I never owned or used a camera before that. A few kids in high school had little point-and-shoots, Brownie Hawkeyes or whatever. Those were the days when film came in 12-exposure rolls. Each frame was precious. It sometimes took weeks, months, before a full roll had been exposed and an additional couple of weeks before the film had been sent off, processed and returned as prints. The whole family would gather around to inspect each of the pictures, and to inspected them again, and again.
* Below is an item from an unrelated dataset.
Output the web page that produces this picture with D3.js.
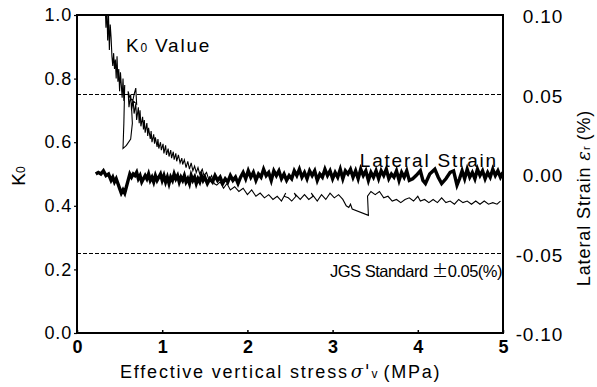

In Press Photography, we used boxy Crown Graphics. A film plate you shoved into the camera gave you two exposures. Take a shot, flip the plate, take a shot. The flash attachment had real bulbs. You licked the contacts on the bulb before putting it into the holder. I have no idea why. If you have seen ‘40s or ‘50s movie that includes news photographers, you have probably seen people wielding Crown Graphics.

I’m pretty sure I got a “C’’ in my photo course. Nevertheless, my first full-time job out of college was as a photographer at the Sioux Falls newspaper. I was mediocre. No soul. No eye for detail. I once took a picture of three people, and when I got back to the dark room, I saw that each person appeared to have a tree growing from their head because of my failure to look at the background. The editors were happy when I asked to switch to the sports desk.

The photographers with whom I worked were not like that. They saw every detail in every photo they framed. They worked and worked until they could compose and capture an image that told the story. Photographers call it “making’’ a picture. They say that because it is what they do. Never in my life have I said I “made’’ a picture.

I will always remember when my friend Greg Latza crawled through mud puddles down a dirt street in Red Scaffold on the Cheyenne River Reservation to make a picture of a wild-looking dog gnawing a bone. I thought he was goofy — until I saw the photo that became the main piece of art on a picture page about blizzard survival on the plains.

I am never going to be an actual photographer. I would like to figure out how to get my thumb out of the frame, though.